Directions for this task: Nothing outside the lines from the one containing "Clone this chart in Altair." down to the one containing "end_x, end_amp = 1315, 0.5" belongs in the copy; print that span exactly, both ends included, with pictures removed.

-- start Data in this exercise --

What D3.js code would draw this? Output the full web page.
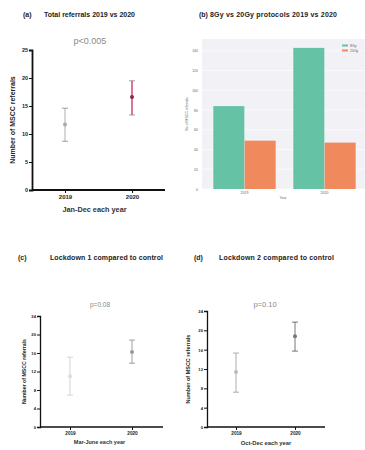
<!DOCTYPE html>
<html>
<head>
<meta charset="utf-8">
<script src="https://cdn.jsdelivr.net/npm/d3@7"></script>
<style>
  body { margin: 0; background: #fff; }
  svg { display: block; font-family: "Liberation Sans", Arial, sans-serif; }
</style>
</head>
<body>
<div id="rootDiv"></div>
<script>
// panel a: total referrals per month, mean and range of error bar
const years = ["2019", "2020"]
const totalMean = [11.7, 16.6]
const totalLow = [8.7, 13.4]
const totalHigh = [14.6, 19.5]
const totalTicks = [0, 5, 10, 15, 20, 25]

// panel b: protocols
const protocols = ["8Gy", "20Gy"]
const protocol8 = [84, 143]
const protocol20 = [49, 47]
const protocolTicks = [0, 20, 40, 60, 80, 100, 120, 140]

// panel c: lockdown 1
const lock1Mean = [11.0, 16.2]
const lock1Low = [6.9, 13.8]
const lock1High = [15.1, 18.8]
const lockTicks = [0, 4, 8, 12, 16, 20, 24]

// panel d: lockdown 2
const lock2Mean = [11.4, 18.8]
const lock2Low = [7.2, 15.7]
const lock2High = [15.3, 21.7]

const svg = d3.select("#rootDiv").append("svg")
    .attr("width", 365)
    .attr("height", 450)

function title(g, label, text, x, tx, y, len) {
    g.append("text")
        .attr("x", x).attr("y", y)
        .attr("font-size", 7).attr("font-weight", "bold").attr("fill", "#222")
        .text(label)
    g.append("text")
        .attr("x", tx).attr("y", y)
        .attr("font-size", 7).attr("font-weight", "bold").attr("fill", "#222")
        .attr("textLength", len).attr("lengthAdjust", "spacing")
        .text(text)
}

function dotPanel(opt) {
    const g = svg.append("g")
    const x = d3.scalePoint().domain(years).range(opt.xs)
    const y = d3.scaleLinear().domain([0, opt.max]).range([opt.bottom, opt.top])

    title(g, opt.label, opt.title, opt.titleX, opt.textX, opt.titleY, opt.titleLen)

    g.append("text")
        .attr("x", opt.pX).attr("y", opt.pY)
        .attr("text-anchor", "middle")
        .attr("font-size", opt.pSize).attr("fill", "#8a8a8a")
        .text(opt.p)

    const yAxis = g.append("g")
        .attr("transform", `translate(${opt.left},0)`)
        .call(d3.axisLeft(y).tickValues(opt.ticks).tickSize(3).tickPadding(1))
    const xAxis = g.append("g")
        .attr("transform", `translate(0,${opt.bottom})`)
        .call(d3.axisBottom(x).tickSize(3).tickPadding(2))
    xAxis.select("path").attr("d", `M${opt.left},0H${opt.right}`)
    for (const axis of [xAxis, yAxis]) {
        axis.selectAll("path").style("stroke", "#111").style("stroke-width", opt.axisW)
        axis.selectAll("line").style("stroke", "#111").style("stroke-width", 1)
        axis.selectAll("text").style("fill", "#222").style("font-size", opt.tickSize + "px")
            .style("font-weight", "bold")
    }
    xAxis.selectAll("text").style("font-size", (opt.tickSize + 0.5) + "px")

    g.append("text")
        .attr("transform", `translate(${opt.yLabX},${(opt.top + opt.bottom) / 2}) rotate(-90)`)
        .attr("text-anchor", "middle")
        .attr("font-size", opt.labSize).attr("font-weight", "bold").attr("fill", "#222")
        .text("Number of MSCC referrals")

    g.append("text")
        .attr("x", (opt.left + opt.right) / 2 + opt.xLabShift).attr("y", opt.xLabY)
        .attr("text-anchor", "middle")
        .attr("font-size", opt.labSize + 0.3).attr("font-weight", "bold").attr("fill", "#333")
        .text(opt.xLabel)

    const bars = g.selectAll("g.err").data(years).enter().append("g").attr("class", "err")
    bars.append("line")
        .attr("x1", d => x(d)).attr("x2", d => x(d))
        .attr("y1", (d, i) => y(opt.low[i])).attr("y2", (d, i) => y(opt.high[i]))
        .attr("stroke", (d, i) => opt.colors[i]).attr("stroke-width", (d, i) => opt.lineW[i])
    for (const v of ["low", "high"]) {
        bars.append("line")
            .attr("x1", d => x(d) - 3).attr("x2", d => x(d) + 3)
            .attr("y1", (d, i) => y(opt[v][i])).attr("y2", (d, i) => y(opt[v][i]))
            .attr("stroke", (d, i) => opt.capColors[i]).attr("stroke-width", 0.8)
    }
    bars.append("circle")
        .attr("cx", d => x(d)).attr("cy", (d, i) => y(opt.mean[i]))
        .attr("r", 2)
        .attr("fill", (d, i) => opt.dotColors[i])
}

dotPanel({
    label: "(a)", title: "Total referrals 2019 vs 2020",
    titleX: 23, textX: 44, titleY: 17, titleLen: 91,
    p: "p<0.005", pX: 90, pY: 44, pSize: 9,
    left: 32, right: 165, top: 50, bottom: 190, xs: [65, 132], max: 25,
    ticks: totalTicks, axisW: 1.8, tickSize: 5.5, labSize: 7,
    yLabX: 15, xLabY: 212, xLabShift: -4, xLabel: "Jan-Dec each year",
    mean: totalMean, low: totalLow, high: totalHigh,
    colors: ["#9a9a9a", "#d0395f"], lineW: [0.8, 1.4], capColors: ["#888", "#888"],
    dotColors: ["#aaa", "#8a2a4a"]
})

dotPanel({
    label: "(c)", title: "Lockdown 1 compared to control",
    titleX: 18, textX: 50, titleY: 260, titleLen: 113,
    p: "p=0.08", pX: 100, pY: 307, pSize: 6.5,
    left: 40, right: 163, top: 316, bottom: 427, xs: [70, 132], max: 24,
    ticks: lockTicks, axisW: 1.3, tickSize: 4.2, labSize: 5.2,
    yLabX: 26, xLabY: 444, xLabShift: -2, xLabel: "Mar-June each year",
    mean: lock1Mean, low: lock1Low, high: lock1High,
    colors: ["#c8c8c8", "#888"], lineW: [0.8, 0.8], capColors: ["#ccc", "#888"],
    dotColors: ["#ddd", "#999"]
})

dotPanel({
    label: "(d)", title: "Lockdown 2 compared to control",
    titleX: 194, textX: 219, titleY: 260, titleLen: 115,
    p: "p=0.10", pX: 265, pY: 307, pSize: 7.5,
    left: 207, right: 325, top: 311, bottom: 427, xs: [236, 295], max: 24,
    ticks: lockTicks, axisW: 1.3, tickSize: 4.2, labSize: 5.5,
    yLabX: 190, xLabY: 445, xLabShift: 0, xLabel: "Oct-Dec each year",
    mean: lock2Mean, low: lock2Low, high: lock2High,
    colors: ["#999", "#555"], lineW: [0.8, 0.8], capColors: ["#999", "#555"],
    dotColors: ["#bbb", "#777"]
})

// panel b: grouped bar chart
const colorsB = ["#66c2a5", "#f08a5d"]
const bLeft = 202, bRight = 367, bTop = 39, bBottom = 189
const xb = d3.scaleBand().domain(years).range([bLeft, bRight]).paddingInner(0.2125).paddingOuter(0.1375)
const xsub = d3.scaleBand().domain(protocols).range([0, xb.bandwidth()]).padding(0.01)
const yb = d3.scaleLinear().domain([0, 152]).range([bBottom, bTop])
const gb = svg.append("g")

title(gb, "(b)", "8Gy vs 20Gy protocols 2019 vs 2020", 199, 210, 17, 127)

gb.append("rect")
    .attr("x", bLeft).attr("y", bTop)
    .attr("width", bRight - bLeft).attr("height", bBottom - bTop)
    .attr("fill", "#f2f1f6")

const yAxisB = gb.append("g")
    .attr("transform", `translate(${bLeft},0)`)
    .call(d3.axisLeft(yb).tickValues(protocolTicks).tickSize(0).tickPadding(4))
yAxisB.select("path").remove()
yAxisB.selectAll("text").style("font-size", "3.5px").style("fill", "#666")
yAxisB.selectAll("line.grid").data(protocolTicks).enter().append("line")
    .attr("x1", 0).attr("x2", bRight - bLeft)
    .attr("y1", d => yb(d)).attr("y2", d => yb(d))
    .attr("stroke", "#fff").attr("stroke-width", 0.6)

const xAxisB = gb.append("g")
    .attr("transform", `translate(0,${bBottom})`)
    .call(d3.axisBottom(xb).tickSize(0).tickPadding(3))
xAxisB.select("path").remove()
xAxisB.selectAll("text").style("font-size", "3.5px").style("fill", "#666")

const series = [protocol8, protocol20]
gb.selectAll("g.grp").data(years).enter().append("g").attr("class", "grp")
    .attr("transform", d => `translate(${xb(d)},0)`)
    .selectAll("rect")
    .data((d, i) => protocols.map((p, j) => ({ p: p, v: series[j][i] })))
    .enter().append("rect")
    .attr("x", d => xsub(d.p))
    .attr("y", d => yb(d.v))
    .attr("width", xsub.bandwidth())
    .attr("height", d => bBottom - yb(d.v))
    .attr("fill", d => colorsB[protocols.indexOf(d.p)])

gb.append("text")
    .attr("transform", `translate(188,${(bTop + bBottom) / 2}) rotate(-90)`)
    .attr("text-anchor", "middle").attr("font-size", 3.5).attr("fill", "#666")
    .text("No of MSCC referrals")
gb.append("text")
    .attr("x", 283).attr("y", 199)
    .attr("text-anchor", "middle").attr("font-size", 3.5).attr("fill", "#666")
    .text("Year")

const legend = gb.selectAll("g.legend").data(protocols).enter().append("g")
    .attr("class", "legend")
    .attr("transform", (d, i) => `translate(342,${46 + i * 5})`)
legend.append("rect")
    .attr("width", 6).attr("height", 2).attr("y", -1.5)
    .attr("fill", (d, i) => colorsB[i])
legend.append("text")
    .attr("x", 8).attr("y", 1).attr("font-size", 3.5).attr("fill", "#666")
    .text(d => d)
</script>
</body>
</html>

-- end Data in this exercise --
-- start Data in this exercise --

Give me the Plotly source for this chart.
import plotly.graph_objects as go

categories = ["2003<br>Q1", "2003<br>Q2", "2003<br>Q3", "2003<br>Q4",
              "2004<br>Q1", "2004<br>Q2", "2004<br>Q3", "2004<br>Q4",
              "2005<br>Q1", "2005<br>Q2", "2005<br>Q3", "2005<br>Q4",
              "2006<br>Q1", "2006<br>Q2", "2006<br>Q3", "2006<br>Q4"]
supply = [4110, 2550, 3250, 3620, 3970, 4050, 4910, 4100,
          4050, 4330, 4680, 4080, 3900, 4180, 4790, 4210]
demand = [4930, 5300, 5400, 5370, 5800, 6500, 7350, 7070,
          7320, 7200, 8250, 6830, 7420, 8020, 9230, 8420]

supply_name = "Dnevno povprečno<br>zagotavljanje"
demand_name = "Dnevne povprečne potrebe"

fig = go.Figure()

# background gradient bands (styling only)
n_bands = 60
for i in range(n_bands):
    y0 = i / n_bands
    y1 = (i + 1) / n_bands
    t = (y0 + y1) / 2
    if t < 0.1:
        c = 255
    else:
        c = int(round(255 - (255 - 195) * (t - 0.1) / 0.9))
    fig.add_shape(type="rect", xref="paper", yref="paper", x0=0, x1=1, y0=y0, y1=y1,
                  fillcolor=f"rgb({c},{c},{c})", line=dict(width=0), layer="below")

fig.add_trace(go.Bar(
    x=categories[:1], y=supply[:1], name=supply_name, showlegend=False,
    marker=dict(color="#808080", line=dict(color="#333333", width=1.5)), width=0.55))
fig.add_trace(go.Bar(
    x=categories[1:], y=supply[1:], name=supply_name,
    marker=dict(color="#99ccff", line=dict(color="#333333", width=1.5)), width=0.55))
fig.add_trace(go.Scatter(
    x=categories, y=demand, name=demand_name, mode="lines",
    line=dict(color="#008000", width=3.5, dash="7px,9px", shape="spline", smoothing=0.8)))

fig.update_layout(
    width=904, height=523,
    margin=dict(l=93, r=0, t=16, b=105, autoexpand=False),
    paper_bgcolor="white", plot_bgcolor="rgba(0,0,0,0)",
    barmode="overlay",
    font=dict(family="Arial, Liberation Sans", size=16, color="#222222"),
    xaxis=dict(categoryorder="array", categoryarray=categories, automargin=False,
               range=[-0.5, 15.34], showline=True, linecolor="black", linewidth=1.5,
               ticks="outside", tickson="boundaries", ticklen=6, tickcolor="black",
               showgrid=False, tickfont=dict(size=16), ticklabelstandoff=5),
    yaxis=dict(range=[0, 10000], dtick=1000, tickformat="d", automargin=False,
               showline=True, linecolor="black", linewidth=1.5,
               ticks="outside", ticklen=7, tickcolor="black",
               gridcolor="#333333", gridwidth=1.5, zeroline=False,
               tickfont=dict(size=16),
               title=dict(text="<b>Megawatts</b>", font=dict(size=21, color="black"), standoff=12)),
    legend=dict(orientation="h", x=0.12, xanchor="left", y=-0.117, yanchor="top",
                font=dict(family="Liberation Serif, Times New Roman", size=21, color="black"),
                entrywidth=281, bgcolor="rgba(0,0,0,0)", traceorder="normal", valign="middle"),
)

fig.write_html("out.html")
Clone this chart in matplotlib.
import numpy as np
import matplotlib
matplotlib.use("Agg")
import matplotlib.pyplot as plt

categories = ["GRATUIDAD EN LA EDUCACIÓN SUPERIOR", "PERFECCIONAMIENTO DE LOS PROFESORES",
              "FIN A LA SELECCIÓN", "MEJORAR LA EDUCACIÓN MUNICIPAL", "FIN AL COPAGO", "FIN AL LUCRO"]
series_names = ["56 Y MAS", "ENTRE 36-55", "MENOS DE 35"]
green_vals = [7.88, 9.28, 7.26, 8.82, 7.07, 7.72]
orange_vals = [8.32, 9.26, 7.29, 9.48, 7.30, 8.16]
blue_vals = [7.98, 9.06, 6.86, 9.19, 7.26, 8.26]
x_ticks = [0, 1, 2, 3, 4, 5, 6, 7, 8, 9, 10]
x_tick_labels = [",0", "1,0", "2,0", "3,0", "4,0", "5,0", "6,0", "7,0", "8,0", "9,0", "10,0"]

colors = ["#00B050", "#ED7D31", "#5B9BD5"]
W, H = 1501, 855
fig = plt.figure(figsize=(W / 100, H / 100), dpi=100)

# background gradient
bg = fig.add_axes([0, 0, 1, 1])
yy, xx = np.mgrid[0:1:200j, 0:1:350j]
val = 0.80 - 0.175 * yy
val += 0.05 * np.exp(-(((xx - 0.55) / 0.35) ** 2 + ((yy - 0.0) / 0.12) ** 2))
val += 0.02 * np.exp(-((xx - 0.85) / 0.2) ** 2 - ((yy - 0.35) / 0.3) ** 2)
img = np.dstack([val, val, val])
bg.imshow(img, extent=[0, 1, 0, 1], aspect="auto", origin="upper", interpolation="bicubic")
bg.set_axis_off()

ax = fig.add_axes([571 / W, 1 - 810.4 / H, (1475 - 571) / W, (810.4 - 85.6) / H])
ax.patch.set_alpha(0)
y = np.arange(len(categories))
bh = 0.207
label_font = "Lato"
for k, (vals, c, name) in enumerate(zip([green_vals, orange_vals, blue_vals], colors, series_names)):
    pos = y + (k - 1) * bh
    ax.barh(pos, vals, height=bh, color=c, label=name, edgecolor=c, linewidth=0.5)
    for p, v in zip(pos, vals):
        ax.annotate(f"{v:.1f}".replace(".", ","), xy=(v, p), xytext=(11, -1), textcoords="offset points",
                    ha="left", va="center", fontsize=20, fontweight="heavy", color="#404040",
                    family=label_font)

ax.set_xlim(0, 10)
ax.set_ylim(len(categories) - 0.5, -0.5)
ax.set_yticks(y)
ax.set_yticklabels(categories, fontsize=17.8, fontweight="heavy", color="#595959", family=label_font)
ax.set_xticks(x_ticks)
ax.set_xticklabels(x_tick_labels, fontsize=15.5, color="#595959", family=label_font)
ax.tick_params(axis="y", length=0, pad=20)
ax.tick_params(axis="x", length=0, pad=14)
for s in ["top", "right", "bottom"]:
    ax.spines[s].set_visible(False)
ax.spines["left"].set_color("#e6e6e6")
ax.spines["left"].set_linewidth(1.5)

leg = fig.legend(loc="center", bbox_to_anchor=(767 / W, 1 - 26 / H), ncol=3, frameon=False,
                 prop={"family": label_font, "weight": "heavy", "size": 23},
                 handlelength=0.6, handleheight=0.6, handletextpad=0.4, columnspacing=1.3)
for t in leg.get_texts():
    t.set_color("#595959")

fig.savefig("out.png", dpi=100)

-- end Data in this exercise --
-- start Data in this exercise --

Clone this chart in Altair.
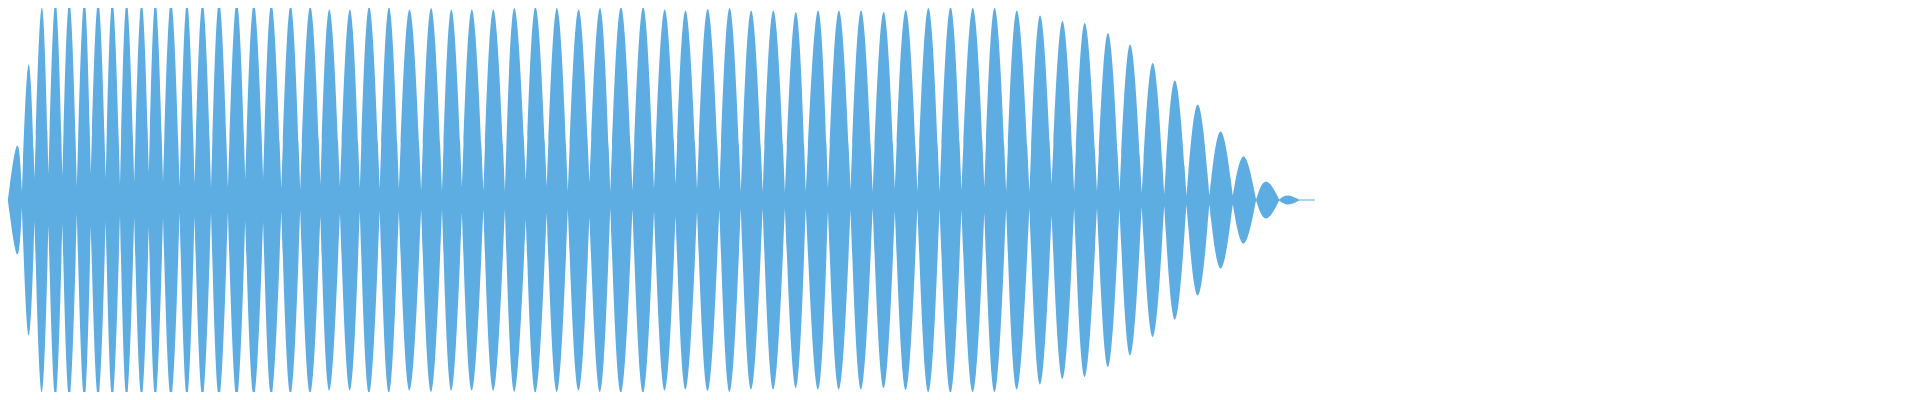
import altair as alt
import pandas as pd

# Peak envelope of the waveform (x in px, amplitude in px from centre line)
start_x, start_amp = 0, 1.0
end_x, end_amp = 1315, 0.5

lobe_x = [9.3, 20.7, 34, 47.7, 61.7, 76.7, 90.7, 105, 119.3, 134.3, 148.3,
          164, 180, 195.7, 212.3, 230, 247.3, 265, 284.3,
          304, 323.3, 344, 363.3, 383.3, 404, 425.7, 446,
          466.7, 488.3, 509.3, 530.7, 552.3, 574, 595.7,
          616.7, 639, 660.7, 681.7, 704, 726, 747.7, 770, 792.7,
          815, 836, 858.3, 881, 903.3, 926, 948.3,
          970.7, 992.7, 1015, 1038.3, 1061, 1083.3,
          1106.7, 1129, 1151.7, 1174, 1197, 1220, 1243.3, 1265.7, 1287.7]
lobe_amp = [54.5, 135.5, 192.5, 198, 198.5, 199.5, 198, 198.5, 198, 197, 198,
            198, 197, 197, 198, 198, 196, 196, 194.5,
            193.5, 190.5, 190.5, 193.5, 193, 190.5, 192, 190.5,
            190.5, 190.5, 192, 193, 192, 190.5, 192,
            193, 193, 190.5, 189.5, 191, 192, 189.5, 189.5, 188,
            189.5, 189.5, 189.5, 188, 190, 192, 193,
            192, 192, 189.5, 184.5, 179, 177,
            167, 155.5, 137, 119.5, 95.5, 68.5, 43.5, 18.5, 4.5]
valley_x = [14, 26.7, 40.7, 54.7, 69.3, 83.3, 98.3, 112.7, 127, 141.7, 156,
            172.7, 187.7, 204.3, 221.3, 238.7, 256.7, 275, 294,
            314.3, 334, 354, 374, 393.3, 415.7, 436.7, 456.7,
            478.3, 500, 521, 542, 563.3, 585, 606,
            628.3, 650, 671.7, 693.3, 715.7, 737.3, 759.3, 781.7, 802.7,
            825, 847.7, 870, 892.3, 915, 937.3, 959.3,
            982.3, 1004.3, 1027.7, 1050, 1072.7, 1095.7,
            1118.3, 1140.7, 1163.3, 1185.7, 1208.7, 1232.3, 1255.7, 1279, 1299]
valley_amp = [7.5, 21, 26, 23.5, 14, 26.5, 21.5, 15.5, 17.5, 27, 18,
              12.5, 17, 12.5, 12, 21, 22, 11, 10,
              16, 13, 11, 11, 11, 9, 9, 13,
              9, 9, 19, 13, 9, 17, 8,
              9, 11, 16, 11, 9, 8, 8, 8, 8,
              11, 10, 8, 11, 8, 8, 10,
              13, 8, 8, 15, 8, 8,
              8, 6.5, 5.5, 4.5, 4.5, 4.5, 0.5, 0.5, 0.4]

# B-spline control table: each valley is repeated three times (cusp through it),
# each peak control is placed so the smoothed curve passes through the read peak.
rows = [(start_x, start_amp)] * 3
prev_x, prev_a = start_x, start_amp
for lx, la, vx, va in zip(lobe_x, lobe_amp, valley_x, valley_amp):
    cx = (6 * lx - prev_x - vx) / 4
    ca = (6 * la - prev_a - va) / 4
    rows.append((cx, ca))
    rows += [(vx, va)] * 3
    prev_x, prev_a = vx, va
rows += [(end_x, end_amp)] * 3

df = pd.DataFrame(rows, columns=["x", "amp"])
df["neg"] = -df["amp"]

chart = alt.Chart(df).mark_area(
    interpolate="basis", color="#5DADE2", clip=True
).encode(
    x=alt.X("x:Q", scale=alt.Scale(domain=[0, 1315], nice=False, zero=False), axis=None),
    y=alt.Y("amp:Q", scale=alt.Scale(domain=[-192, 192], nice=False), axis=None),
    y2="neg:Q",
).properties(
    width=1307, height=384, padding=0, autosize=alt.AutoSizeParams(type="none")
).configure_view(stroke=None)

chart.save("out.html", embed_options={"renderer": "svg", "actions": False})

-- end Data in this exercise --

Task response:
Clone this chart in Altair.
import altair as alt
import pandas as pd

# Peak envelope of the waveform (x in px, amplitude in px from centre line)
start_x, start_amp = 0, 1.0
end_x, end_amp = 1315, 0.5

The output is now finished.